● Requirements:
Find each line with "this" and copy it.

● Records provided:
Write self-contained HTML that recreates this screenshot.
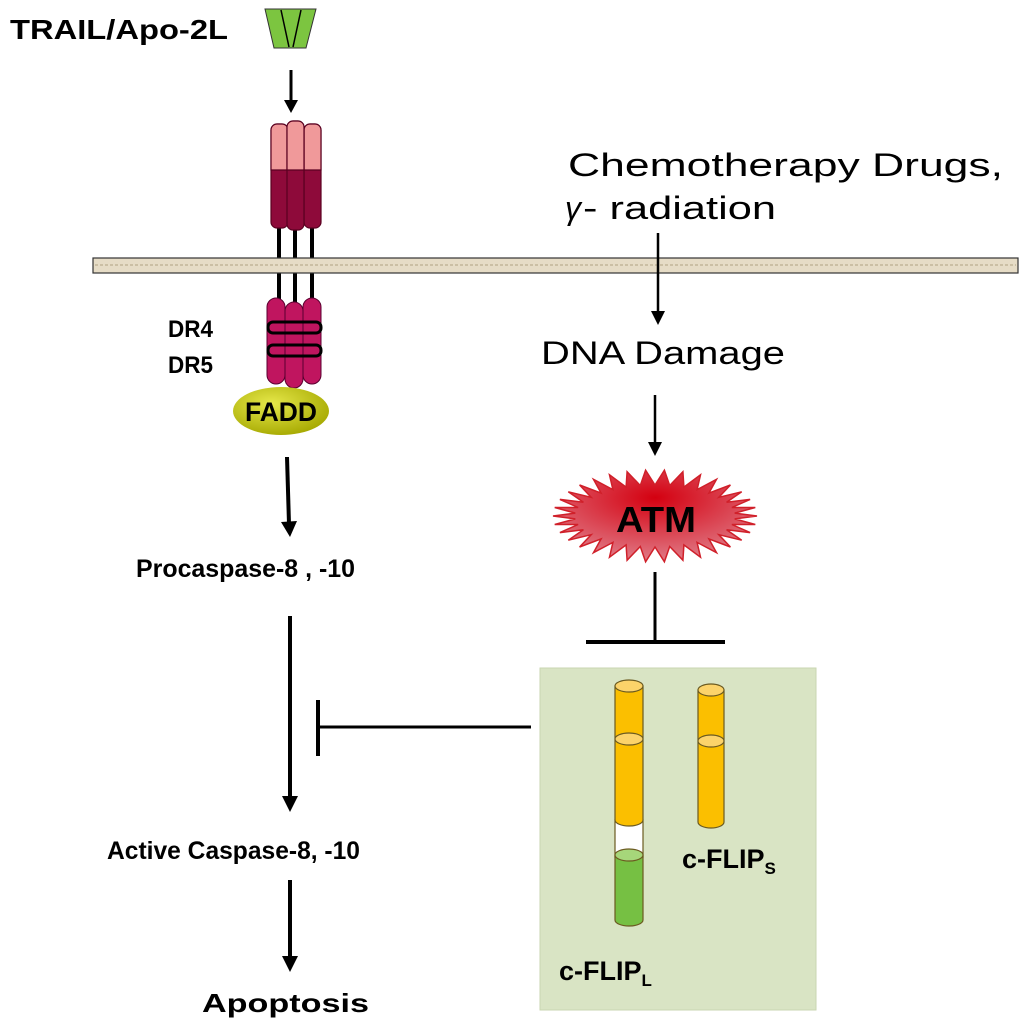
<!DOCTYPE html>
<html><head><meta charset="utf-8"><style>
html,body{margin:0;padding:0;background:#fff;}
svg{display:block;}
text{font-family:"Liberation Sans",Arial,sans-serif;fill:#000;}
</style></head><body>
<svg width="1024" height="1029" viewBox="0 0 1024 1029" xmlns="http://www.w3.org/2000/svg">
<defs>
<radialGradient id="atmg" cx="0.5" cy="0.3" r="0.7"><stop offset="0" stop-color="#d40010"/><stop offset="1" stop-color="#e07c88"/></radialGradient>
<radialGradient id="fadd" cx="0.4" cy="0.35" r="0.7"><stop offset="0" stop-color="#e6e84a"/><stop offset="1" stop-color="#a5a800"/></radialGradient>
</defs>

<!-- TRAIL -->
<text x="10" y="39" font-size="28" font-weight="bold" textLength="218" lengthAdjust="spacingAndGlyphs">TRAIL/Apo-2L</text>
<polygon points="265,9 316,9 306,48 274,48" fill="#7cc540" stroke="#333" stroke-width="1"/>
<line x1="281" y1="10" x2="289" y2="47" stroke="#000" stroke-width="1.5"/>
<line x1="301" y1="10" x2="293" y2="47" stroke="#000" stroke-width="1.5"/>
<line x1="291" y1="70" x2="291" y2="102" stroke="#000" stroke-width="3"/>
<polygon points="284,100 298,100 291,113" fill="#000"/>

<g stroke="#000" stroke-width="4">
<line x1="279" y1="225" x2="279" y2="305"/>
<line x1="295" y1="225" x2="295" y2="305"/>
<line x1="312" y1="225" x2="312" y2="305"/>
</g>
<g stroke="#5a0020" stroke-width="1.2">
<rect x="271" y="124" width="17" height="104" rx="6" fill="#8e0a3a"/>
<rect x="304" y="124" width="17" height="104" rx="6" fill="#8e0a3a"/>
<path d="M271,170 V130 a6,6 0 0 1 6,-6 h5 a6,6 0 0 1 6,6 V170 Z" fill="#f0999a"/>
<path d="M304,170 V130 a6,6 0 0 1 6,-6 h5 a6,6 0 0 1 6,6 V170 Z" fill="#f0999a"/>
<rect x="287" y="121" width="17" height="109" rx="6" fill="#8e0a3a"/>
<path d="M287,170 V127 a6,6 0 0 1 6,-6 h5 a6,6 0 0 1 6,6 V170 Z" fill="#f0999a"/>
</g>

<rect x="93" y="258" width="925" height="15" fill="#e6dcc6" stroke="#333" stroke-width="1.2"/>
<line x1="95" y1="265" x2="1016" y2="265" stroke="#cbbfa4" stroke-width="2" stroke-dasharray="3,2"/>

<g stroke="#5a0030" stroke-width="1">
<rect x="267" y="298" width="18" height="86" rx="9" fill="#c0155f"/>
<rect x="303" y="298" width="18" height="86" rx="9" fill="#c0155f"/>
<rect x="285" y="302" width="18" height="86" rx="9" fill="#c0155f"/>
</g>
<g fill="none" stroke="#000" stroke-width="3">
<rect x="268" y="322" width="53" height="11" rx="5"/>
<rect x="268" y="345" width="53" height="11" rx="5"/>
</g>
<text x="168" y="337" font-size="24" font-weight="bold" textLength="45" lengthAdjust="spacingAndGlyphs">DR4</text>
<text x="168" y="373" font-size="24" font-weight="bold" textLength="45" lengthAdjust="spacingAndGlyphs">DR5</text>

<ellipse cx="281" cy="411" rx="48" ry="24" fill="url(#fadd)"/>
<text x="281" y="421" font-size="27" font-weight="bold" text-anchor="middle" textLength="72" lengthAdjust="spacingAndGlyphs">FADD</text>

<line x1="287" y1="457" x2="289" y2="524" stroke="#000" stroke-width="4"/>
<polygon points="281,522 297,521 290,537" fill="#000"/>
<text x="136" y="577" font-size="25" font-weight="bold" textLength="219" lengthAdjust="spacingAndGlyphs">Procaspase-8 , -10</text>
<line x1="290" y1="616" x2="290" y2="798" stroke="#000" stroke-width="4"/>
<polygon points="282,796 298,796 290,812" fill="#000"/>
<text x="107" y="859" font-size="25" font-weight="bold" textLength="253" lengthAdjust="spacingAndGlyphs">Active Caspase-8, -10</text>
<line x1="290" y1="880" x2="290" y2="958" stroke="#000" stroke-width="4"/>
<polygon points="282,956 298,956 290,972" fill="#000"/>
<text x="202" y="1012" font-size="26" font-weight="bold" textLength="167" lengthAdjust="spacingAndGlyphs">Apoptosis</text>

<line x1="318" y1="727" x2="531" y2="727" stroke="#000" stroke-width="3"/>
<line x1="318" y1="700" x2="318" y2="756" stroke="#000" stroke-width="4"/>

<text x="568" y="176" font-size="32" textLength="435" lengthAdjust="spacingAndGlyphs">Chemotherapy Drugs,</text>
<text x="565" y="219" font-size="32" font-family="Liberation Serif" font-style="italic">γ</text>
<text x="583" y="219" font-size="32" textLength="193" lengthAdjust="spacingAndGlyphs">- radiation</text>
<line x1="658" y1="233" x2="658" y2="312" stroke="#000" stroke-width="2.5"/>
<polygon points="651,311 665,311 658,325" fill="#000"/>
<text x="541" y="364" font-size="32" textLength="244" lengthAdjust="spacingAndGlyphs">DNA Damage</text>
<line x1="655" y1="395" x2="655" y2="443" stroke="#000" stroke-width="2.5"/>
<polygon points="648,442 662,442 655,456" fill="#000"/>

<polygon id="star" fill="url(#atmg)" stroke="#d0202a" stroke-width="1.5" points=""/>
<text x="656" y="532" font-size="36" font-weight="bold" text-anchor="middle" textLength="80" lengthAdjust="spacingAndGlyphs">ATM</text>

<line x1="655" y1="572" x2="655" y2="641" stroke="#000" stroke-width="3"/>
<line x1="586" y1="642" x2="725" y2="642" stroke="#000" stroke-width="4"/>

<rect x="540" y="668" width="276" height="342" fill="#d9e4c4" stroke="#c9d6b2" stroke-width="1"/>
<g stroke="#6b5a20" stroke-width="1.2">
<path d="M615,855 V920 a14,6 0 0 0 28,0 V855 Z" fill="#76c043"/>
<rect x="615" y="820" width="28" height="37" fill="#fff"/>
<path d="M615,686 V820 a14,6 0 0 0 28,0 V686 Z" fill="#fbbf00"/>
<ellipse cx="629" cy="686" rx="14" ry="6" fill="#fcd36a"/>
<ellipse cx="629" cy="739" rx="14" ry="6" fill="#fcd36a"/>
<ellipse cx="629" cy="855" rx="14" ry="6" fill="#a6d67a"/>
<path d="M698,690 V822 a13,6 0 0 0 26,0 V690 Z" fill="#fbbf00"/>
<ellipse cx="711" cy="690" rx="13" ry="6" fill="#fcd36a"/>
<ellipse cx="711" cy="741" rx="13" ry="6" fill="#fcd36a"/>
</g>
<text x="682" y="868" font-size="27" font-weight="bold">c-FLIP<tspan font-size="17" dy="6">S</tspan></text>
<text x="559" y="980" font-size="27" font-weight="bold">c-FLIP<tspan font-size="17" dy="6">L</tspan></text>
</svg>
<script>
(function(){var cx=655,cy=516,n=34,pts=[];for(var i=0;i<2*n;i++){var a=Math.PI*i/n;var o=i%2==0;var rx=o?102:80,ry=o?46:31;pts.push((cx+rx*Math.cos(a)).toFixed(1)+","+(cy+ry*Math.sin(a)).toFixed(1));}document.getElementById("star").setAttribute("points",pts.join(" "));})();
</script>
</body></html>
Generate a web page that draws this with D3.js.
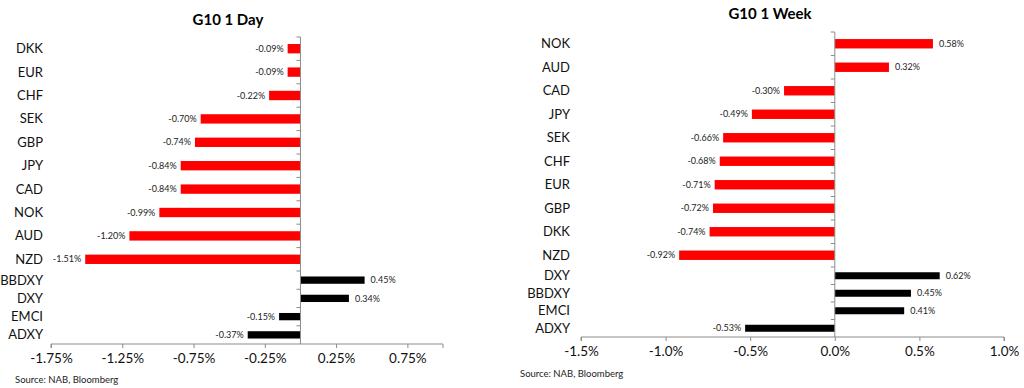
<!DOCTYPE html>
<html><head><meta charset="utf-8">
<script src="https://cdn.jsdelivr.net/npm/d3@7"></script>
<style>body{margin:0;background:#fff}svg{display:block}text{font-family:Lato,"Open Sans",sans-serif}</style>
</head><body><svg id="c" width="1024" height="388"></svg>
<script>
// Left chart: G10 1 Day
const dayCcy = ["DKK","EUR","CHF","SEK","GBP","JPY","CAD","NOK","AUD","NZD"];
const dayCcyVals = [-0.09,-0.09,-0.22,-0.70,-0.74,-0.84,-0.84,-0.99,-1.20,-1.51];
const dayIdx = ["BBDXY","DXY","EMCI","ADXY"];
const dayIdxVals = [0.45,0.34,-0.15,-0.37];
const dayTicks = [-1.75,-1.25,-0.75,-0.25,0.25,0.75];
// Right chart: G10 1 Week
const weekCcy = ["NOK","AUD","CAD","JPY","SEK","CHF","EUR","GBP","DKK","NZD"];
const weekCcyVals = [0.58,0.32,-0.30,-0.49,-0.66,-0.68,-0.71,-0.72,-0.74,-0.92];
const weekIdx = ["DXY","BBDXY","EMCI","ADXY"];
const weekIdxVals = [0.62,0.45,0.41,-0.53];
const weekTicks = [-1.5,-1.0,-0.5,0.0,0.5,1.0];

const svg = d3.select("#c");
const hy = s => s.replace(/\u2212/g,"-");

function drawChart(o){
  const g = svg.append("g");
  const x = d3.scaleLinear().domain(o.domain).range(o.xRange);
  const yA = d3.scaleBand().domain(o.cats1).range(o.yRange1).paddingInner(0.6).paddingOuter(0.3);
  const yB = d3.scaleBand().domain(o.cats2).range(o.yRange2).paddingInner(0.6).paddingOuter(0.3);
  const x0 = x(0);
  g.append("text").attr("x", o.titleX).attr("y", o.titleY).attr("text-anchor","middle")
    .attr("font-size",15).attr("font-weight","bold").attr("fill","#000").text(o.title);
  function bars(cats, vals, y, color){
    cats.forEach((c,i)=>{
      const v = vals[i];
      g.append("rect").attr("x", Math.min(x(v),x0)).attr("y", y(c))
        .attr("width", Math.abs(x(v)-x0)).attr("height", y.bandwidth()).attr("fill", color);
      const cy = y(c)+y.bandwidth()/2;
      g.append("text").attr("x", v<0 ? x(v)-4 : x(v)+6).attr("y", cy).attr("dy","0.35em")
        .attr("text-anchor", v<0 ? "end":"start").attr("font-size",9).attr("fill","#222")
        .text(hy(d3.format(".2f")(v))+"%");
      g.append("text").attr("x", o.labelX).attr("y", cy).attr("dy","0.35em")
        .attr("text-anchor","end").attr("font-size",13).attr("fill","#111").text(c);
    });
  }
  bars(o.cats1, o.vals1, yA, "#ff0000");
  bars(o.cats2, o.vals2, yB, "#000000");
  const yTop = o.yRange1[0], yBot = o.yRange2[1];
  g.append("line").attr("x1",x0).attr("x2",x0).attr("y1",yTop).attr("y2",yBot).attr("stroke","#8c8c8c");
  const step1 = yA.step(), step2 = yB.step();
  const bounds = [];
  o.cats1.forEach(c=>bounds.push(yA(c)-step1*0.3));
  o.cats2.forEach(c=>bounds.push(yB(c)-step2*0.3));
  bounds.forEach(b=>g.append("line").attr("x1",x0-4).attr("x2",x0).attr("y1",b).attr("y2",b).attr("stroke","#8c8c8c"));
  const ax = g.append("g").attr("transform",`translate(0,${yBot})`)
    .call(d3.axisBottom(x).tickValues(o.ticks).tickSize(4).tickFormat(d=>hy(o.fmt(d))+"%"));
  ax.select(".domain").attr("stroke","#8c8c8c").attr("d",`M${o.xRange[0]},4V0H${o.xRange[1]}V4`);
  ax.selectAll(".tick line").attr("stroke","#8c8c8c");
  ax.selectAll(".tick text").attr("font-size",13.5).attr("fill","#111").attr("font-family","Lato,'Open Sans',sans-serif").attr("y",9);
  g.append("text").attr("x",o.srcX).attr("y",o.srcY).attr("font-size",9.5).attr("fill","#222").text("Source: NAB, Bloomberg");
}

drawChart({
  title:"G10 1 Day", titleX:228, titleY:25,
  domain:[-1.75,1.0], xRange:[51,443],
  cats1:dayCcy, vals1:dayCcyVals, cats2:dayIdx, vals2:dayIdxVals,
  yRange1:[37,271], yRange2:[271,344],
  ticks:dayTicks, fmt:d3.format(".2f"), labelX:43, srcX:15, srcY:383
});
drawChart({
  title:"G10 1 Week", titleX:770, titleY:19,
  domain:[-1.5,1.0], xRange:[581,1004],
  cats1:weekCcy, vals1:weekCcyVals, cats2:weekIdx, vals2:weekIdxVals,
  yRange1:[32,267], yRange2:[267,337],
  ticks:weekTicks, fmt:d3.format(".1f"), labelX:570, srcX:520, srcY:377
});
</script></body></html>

● Full output:
Write self-contained HTML that recreates this screenshot.
Generate a web page that draws this with D3.js.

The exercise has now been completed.